▶ _Goal_
Lines containing the string "React" are to be counted; report the total by itself.
^^^^^^^^^^^^^^^^
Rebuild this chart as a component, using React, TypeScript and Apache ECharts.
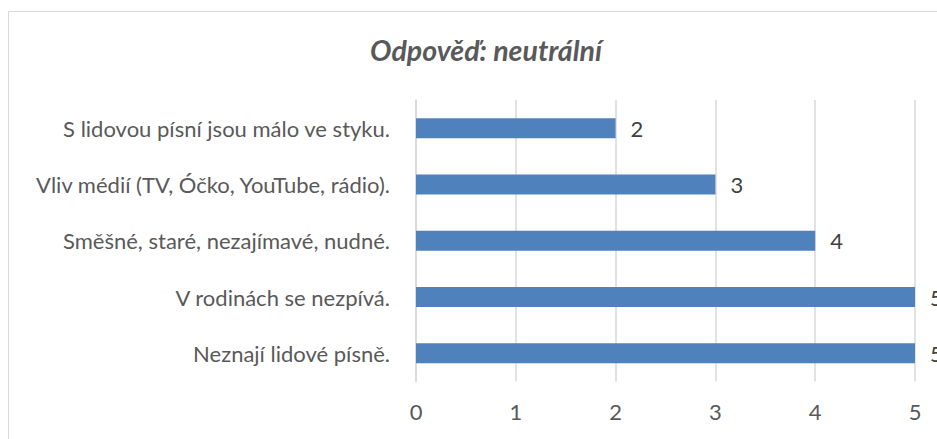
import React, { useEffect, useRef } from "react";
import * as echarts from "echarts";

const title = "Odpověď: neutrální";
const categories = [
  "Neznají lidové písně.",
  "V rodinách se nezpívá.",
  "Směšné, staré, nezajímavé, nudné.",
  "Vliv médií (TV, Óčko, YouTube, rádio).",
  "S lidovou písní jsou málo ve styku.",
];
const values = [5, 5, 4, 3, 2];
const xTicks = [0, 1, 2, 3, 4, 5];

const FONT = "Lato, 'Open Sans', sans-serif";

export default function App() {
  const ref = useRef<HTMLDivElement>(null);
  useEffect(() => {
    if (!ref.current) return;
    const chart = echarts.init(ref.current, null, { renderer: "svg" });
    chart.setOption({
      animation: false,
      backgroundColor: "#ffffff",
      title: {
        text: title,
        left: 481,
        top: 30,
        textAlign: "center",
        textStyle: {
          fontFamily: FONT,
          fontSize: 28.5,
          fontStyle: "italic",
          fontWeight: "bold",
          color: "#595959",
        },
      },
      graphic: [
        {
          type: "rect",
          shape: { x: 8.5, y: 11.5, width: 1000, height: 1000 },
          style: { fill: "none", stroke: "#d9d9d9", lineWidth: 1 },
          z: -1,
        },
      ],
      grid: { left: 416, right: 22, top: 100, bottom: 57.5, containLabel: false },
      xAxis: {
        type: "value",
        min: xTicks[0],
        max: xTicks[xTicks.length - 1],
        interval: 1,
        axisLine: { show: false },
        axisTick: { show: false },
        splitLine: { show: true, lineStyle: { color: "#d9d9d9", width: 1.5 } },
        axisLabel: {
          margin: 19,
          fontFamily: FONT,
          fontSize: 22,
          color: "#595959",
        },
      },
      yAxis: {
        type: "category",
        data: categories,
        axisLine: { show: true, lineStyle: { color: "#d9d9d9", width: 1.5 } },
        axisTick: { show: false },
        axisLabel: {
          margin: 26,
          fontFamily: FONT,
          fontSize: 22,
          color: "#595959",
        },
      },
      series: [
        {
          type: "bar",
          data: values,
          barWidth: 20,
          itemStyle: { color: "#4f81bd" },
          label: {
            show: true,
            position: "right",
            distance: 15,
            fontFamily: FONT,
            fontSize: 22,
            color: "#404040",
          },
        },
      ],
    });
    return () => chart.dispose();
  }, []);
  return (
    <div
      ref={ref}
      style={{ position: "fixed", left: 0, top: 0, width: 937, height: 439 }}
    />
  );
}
^^^^^^^^^^^^^^^^
▶ _Result_
2